» **SUPPLIED DATA**
— START —

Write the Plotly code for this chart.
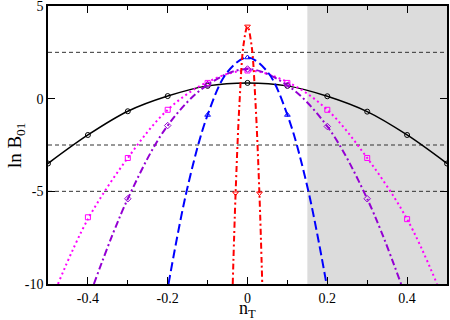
import plotly.graph_objects as go

# values
black_x = [-0.5, -0.4, -0.3, -0.2, -0.1, 0.0, 0.1, 0.2, 0.3, 0.4, 0.5]
black_y = [-3.5, -1.96, -0.68, 0.14, 0.69, 0.85, 0.69, 0.13, -0.7, -1.96, -3.5]

magenta_x = [-0.475, -0.4, -0.3, -0.2, -0.1, 0.0, 0.1, 0.2, 0.3, 0.4, 0.475]
magenta_y = [-10.0, -6.5, -3.2, -0.6, 0.9, 1.52, 0.9, -0.6, -3.2, -6.5, -10.0]
magenta_mx = [-0.4, -0.3, -0.2, -0.1, 0.0, 0.1, 0.2, 0.3, 0.4]
magenta_my = [-6.4, -3.2, -0.6, 0.85, 1.52, 0.85, -0.6, -3.2, -6.5]

violet_x = [-0.385, -0.3, -0.2, -0.1, 0.0, 0.1, 0.2, 0.3, 0.385]
violet_y = [-10.0, -5.4, -1.45, 0.75, 1.6, 0.72, -1.5, -5.4, -10.0]
violet_mx = [-0.3, -0.2, -0.1, 0.0, 0.1, 0.2, 0.3]
violet_my = [-5.4, -1.45, 0.75, 1.6, 0.72, -1.5, -5.4]

blue_x = [-0.198, -0.15, -0.1, -0.05, 0.0, 0.05, 0.1, 0.15, 0.198]
blue_y = [-10.0, -4.75, -0.88, 1.45, 2.22, 1.45, -0.88, -4.75, -10.0]
blue_mx = [-0.1, 0.0, 0.1]
blue_my = [-0.88, 2.22, -0.88]

red_x = [-0.037, -0.03, -0.02, -0.01, 0.0, 0.01, 0.02, 0.03, 0.037]
red_y = [-10.0, -5.2, -0.2, 2.9, 3.9, 2.9, -0.2, -5.2, -10.0]
red_mx = [-0.03, 0.0, 0.03]
red_my = [-5.1, 3.9, -5.1]

hlines = [2.5, -2.5, -5.0]
shade_from = 0.15

x_ticks = [-0.4, -0.2, 0.0, 0.2, 0.4]
x_labels = ['-0.4', '-0.2', '0', '0.2', '0.4']
y_ticks = [5, 0, -5, -10]
y_labels = ['5', '0', '-5', '-10']

SERIF = 'Liberation Serif, Times New Roman, serif'

series = [
    (black_x, black_y, black_x, black_y, 'black', 'solid', 1.5, 'circle-open'),
    (magenta_x, magenta_y, magenta_mx, magenta_my, '#ff00ff', '2px,3px', 2, 'square-open'),
    (violet_x, violet_y, violet_mx, violet_my, '#9400d3', '7px,3px,2px,3px', 2, 'diamond-open'),
    (blue_x, blue_y, blue_mx, blue_my, '#0000ff', '9px,4px', 2, 'triangle-up-open'),
    (red_x, red_y, red_mx, red_my, '#ff0000', '6px,3px,2px,3px', 2, 'triangle-down-open'),
]

fig = go.Figure()
for lx, ly, mx, my, color, dash, width, symbol in series:
    fig.add_trace(go.Scatter(x=lx, y=ly, mode='lines', line_shape='spline',
                             line=dict(color=color, dash=dash, width=width),
                             hoverinfo='skip', showlegend=False))
    fig.add_trace(go.Scatter(x=mx, y=my, mode='markers',
                             marker=dict(symbol=symbol, size=5, color=color,
                                         line=dict(width=1, color=color)),
                             showlegend=False))

fig.add_shape(type='rect', xref='x', yref='y', x0=shade_from, x1=0.5, y0=-10, y1=5,
              fillcolor='#dcdcdc', line_width=0, layer='below')
for h in hlines:
    fig.add_shape(type='line', xref='x', yref='y', x0=-0.5, x1=0.5, y0=h, y1=h,
                  line=dict(color='#333333', width=1, dash='4px,3px'), layer='below')

fig.add_annotation(text='n<sub>T</sub>', xref='paper', yref='paper', x=0.5, y=-0.042,
                   xanchor='center', yanchor='top', showarrow=False,
                   font=dict(family=SERIF, size=18, color='black'))
fig.add_annotation(text='ln B<sub>01</sub>', xref='paper', yref='paper', x=-0.08, y=0.5,
                   xanchor='center', yanchor='middle', textangle=-90, showarrow=False,
                   font=dict(family=SERIF, size=19, color='black'))

axis_common = dict(showgrid=False, zeroline=False, showline=True, linecolor='black',
                   linewidth=1.5, mirror='ticks', ticks='inside', ticklen=7,
                   tickcolor='black', tickwidth=1, automargin=False,
                   ticklabeloverflow='allow',
                   tickfont=dict(family=SERIF, size=14, color='black'))
fig.update_xaxes(range=[-0.5, 0.5], tickvals=x_ticks, ticktext=x_labels,
                 minor=dict(tickvals=[-0.3, -0.1, 0.1, 0.3], ticks='inside', ticklen=4,
                            tickcolor='black'),
                 **axis_common)
fig.update_yaxes(range=[-10, 5], tickvals=y_ticks, ticktext=y_labels, **axis_common)

fig.update_layout(width=450, height=320, margin=dict(l=48, r=3, t=6, b=36),
                  plot_bgcolor='white', paper_bgcolor='white')
# drop the page's default body margin so the figure sits at the window's corner
fig.write_html('out.html', config={'displayModeBar': False},
               post_script="document.body.style.margin='0';")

— END —

» **WHAT TO WORK ON**
Quote every line word for word and keep the images out of the copy.

» **ANSWER TO THIS PROBLEM**
Write the Plotly code for this chart.
import plotly.graph_objects as go

# values
black_x = [-0.5, -0.4, -0.3, -0.2, -0.1, 0.0, 0.1, 0.2, 0.3, 0.4, 0.5]
black_y = [-3.5, -1.96, -0.68, 0.14, 0.69, 0.85, 0.69, 0.13, -0.7, -1.96, -3.5]

magenta_x = [-0.475, -0.4, -0.3, -0.2, -0.1, 0.0, 0.1, 0.2, 0.3, 0.4, 0.475]
magenta_y = [-10.0, -6.5, -3.2, -0.6, 0.9, 1.52, 0.9, -0.6, -3.2, -6.5, -10.0]
magenta_mx = [-0.4, -0.3, -0.2, -0.1, 0.0, 0.1, 0.2, 0.3, 0.4]
magenta_my = [-6.4, -3.2, -0.6, 0.85, 1.52, 0.85, -0.6, -3.2, -6.5]

violet_x = [-0.385, -0.3, -0.2, -0.1, 0.0, 0.1, 0.2, 0.3, 0.385]
violet_y = [-10.0, -5.4, -1.45, 0.75, 1.6, 0.72, -1.5, -5.4, -10.0]
violet_mx = [-0.3, -0.2, -0.1, 0.0, 0.1, 0.2, 0.3]
violet_my = [-5.4, -1.45, 0.75, 1.6, 0.72, -1.5, -5.4]

blue_x = [-0.198, -0.15, -0.1, -0.05, 0.0, 0.05, 0.1, 0.15, 0.198]
blue_y = [-10.0, -4.75, -0.88, 1.45, 2.22, 1.45, -0.88, -4.75, -10.0]
blue_mx = [-0.1, 0.0, 0.1]
blue_my = [-0.88, 2.22, -0.88]

red_x = [-0.037, -0.03, -0.02, -0.01, 0.0, 0.01, 0.02, 0.03, 0.037]
red_y = [-10.0, -5.2, -0.2, 2.9, 3.9, 2.9, -0.2, -5.2, -10.0]
red_mx = [-0.03, 0.0, 0.03]
red_my = [-5.1, 3.9, -5.1]

hlines = [2.5, -2.5, -5.0]
shade_from = 0.15

x_ticks = [-0.4, -0.2, 0.0, 0.2, 0.4]
x_labels = ['-0.4', '-0.2', '0', '0.2', '0.4']
y_ticks = [5, 0, -5, -10]
y_labels = ['5', '0', '-5', '-10']

SERIF = 'Liberation Serif, Times New Roman, serif'

series = [
    (black_x, black_y, black_x, black_y, 'black', 'solid', 1.5, 'circle-open'),
    (magenta_x, magenta_y, magenta_mx, magenta_my, '#ff00ff', '2px,3px', 2, 'square-open'),
    (violet_x, violet_y, violet_mx, violet_my, '#9400d3', '7px,3px,2px,3px', 2, 'diamond-open'),
    (blue_x, blue_y, blue_mx, blue_my, '#0000ff', '9px,4px', 2, 'triangle-up-open'),
    (red_x, red_y, red_mx, red_my, '#ff0000', '6px,3px,2px,3px', 2, 'triangle-down-open'),
]

fig = go.Figure()
for lx, ly, mx, my, color, dash, width, symbol in series:
    fig.add_trace(go.Scatter(x=lx, y=ly, mode='lines', line_shape='spline',
                             line=dict(color=color, dash=dash, width=width),
                             hoverinfo='skip', showlegend=False))
    fig.add_trace(go.Scatter(x=mx, y=my, mode='markers',
                             marker=dict(symbol=symbol, size=5, color=color,
                                         line=dict(width=1, color=color)),
                             showlegend=False))

fig.add_shape(type='rect', xref='x', yref='y', x0=shade_from, x1=0.5, y0=-10, y1=5,
              fillcolor='#dcdcdc', line_width=0, layer='below')
for h in hlines:
    fig.add_shape(type='line', xref='x', yref='y', x0=-0.5, x1=0.5, y0=h, y1=h,
                  line=dict(color='#333333', width=1, dash='4px,3px'), layer='below')

fig.add_annotation(text='n<sub>T</sub>', xref='paper', yref='paper', x=0.5, y=-0.042,
                   xanchor='center', yanchor='top', showarrow=False,
                   font=dict(family=SERIF, size=18, color='black'))
fig.add_annotation(text='ln B<sub>01</sub>', xref='paper', yref='paper', x=-0.08, y=0.5,
                   xanchor='center', yanchor='middle', textangle=-90, showarrow=False,
                   font=dict(family=SERIF, size=19, color='black'))

axis_common = dict(showgrid=False, zeroline=False, showline=True, linecolor='black',
                   linewidth=1.5, mirror='ticks', ticks='inside', ticklen=7,
                   tickcolor='black', tickwidth=1, automargin=False,
                   ticklabeloverflow='allow',
                   tickfont=dict(family=SERIF, size=14, color='black'))
fig.update_xaxes(range=[-0.5, 0.5], tickvals=x_ticks, ticktext=x_labels,
                 minor=dict(tickvals=[-0.3, -0.1, 0.1, 0.3], ticks='inside', ticklen=4,
                            tickcolor='black'),
                 **axis_common)
fig.update_yaxes(range=[-10, 5], tickvals=y_ticks, ticktext=y_labels, **axis_common)

fig.update_layout(width=450, height=320, margin=dict(l=48, r=3, t=6, b=36),
                  plot_bgcolor='white', paper_bgcolor='white')
# drop the page's default body margin so the figure sits at the window's corner
fig.write_html('out.html', config={'displayModeBar': False},
               post_script="document.body.style.margin='0';")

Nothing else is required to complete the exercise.